What to work on: Leave the pictures out. Return all other data exactly.

## begin Given information

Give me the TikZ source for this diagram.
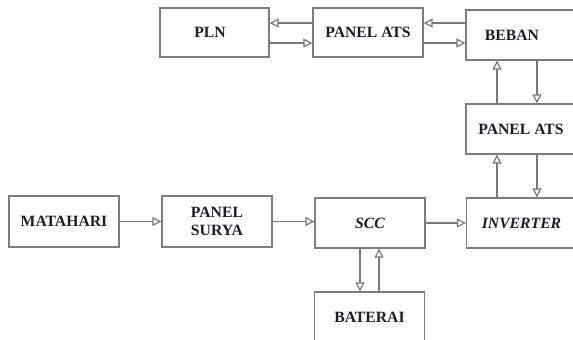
\documentclass[tikz,border=0pt]{standalone}
\usepackage{fontspec}
\setmainfont{Liberation Serif}
\usetikzlibrary{arrows.meta}
\definecolor{boxgray}{RGB}{125,125,125}
\definecolor{linegray}{RGB}{120,120,120}
\definecolor{txt}{RGB}{28,28,45}
\begin{document}
\begin{tikzpicture}[x=1pt,y=-1pt,
  box/.style={draw=boxgray, line width=1.3pt, minimum width=110pt, minimum height=50pt,
    inner sep=0pt, align=center, text=txt, font=\fontsize{15.7}{18}\selectfont\bfseries},
  arr/.style={draw=linegray, line width=1.2pt, -{Triangle[open, length=9pt, width=9pt]}}]
\useasboundingbox[fill=white] (0,0) rectangle (573,340);
\node[box, minimum width=109pt, minimum height=49pt] (pln) at (214.5,32.5) {\hspace*{-9pt}PLN};
\node[box, minimum height=49pt] (ats1) at (368,32.5) {PANEL ATS};
\node[box] (beban) at (521,35) {\hspace*{-18pt}BEBAN};
\node[box] (ats2) at (521,129) {PANEL ATS};
\node[box] (inv) at (521.5,223) {\itshape INVERTER};
\node[box, minimum height=51pt] (mat) at (64,221.5) {MATAHARI};
\node[box, minimum height=51pt] (sur) at (217,221.5) {PANEL\\SURYA};
\node[box] (scc) at (370,223) {\itshape SCC};
\node[box] (bat) at (369.5,317) {BATERAI};
% top row
\draw[arr] ([yshift=9.5pt]ats1.west) -- ([yshift=9.5pt]ats1.west -| pln.east);
\draw[arr] ([yshift=-10.5pt]pln.east) -- ([yshift=-10.5pt]pln.east -| ats1.west);
\draw[arr] ([yshift=9.5pt]ats1.east -| beban.west) -- ([yshift=9.5pt]ats1.east);
\draw[arr] ([yshift=-10.5pt]ats1.east) -- ([yshift=-10.5pt]ats1.east -| beban.west);
% right column
\draw[arr] ([xshift=-24pt]ats2.north) -- ([xshift=-24pt]ats2.north |- beban.south);
\draw[arr] ([xshift=16pt]beban.south) -- ([xshift=16pt]beban.south |- ats2.north);
\draw[arr] ([xshift=-24pt]ats2.south |- inv.north) -- ([xshift=-24pt]ats2.south);
\draw[arr] ([xshift=16pt]ats2.south) -- ([xshift=16pt]ats2.south |- inv.north);
% bottom row
\draw[arr] (mat.east) -- (mat.east -| sur.west);
\draw[arr] (sur.east) -- (sur.east -| scc.west);
\draw[arr] (scc.east) -- (scc.east -| inv.west);
\draw[arr] ([xshift=-10pt]scc.south) -- ([xshift=-10pt]scc.south |- bat.north);
\draw[arr] ([xshift=9pt]scc.south |- bat.north) -- ([xshift=9pt]scc.south);
\end{tikzpicture}
\end{document}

## end Given information

Correct response:
Give me the TikZ source for this diagram.
\documentclass[tikz,border=0pt]{standalone}
\usepackage{fontspec}
\setmainfont{Liberation Serif}
\usetikzlibrary{arrows.meta}
\definecolor{boxgray}{RGB}{125,125,125}
\definecolor{linegray}{RGB}{120,120,120}
\definecolor{txt}{RGB}{28,28,45}
\begin{document}
\begin{tikzpicture}[x=1pt,y=-1pt,
  box/.style={draw=boxgray, line width=1.3pt, minimum width=110pt, minimum height=50pt,
    inner sep=0pt, align=center, text=txt, font=\fontsize{15.7}{18}\selectfont\bfseries},
  arr/.style={draw=linegray, line width=1.2pt, -{Triangle[open, length=9pt, width=9pt]}}]
\useasboundingbox[fill=white] (0,0) rectangle (573,340);
\node[box, minimum width=109pt, minimum height=49pt] (pln) at (214.5,32.5) {\hspace*{-9pt}PLN};
\node[box, minimum height=49pt] (ats1) at (368,32.5) {PANEL ATS};
\node[box] (beban) at (521,35) {\hspace*{-18pt}BEBAN};
\node[box] (ats2) at (521,129) {PANEL ATS};
\node[box] (inv) at (521.5,223) {\itshape INVERTER};
\node[box, minimum height=51pt] (mat) at (64,221.5) {MATAHARI};
\node[box, minimum height=51pt] (sur) at (217,221.5) {PANEL\\SURYA};
\node[box] (scc) at (370,223) {\itshape SCC};
\node[box] (bat) at (369.5,317) {BATERAI};
% top row
\draw[arr] ([yshift=9.5pt]ats1.west) -- ([yshift=9.5pt]ats1.west -| pln.east);
\draw[arr] ([yshift=-10.5pt]pln.east) -- ([yshift=-10.5pt]pln.east -| ats1.west);
\draw[arr] ([yshift=9.5pt]ats1.east -| beban.west) -- ([yshift=9.5pt]ats1.east);
\draw[arr] ([yshift=-10.5pt]ats1.east) -- ([yshift=-10.5pt]ats1.east -| beban.west);
% right column
\draw[arr] ([xshift=-24pt]ats2.north) -- ([xshift=-24pt]ats2.north |- beban.south);
\draw[arr] ([xshift=16pt]beban.south) -- ([xshift=16pt]beban.south |- ats2.north);
\draw[arr] ([xshift=-24pt]ats2.south |- inv.north) -- ([xshift=-24pt]ats2.south);
\draw[arr] ([xshift=16pt]ats2.south) -- ([xshift=16pt]ats2.south |- inv.north);
% bottom row
\draw[arr] (mat.east) -- (mat.east -| sur.west);
\draw[arr] (sur.east) -- (sur.east -| scc.west);
\draw[arr] (scc.east) -- (scc.east -| inv.west);
\draw[arr] ([xshift=-10pt]scc.south) -- ([xshift=-10pt]scc.south |- bat.north);
\draw[arr] ([xshift=9pt]scc.south |- bat.north) -- ([xshift=9pt]scc.south);
\end{tikzpicture}
\end{document}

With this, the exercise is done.